To understand the difference this year, let’s take a look at 3 snapshots of 3 cities in Ghana (Tamale, Kumasi and Accra) which display rainfall accumulation over the year (35 year average, 2019 so far, and extremes of both dry and wet)
It can be observed that this year (black line) the rain in Tamale was slightly under the average(green line) until the end of September, and as at the end of October 2019, it is now classified as wet, which means there was an above average rainfall during the month of October.
As we travel more into the south the effect of a really rainy October month is even more apparent. Looking at diagrams for Kumasi and Accra, it is observed that Kumasi is classified as very wet and, Accra as Extremely wet. Both cities even rank as the 2nd wettest year of the last 35.
In both cases (Kumasi and Accra), 2019 was already well above the average (especially Accra) but October was a very big boost, with Accra having a really large rain event in October, classifying it as extremely wet. In fact, on the 28th of October, nearly 115 mm of rain fell in East Legon in a little more than two hours. This is almost 15% of the annual rainfall – in just two hours!

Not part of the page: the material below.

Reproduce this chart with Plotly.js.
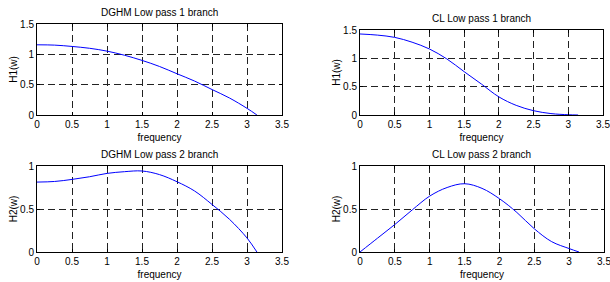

While it is not unheard of to have rainy October months, 2019 had rather large amounts during this month, especially in the south of the West African Countries as can be seen in the image below.
So when people say that there was a lot of rain late in the season, they are both right and wrong. Right because October was in fact much rainier than average, but wrong because October (mainly in the south of the various countries) is still one of the wet months, and therefore not that late.
What may have caused these extreme rainfalls?
Now the answer to the question, “What may have caused these extreme rainfalls in October”? In Accra for example, there were some very localized (heavy rain in one place but much less at another place very geographically nearby) rain events, and this is a normal behaviour when thunderstorms bring rain due to a process known as convection. Convection is essentially rising air resulting in cloud formation and rainfall. This process is very local in nature and it can be quite stochastic meaning that rainfall can have a quite random distribution with large local variations.
However, looking at the bigger picture, what may have been responsible for the spread of rainfall during October might have been a phenomena called MJO or Madden-Julian Oscillation which is a fluctuation in tropical weather that returns every 30-60 days. It is characterized by a traveling pattern propagating eastwards, and manifests itself by anomalous increased intensity and frequency in rainfalls, when its peak phase is affecting a region. In a similar manner it also decreases rainfall when the opposite to its peak occurs in a region.
The image below shows the location of the phase of MJO during last month and a prediction for the next month.
It is observed that majority of the month of October had a phase of this wave pattern mostly over the western hemisphere and Africa which may explain the above-average rainfalls in the area.
Moving forward into November, the active phase of the MJO has moved to the Indian Ocean and will be around the Western Pacific for the next weeks. We can also see that the start of November has already had a huge decrease in rainfalls into West Africa, and it is expected that the peak phase of MJO will continue in the Western Pacific contributing to a drier month of November in much of West Africa, which aligns with what we normally expect in West Africa, where the Harmattan has already started affecting several countries, albeit weak for now.